Divorce rates continue to decline. An article in the New York Times reports that for the last several decades, divorces are decreasing throughout the United States. However, a decline does not mean there are not people in New York who will not have to deal with this complicated legal process.
Most couples are aware that during a divorce, there is a division of assets. This means the court will divide money and property equitably, but many people are unsure of how any gifts are treated during this time. If a person received a gift from a third party during a marriage, then he or she will have little to worry about.

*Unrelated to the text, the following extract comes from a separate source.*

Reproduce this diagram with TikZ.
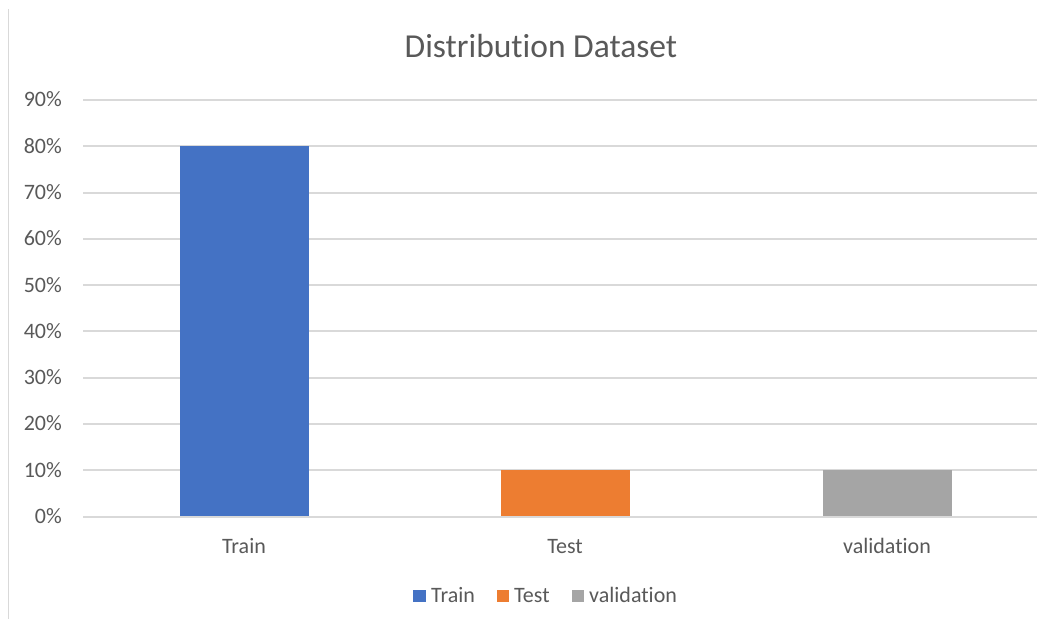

Gifts count as separate property
For money or property acquired during a marriage, the court views it as joint property. This means during a divorce, it requires division. However, if a person received a gift from a parent or employer, then it would not count as joint property. It would remain separate, and it would not come into play. In the event the other spouse wants that piece of property, he or she may argue it was actually a joint gift and should count as communal property.
Claim for joint property
When one spouse claims a gift was actually made to both people, it is up to the recipient to prove that is not actually the case. For example, a spouse may argue a gift of $20,000 from the other spouse’s parents was for both of them. The recipient could provide bank records showing the money went into his or her separate bank account instead of the couple’s joint account. Additional confusion can arise if the gift became commingled with marital property. For instance, if the spouse used that $20,000 to make a down payment on a condominium the couple shared, then the condo would automatically become both of the people’s property.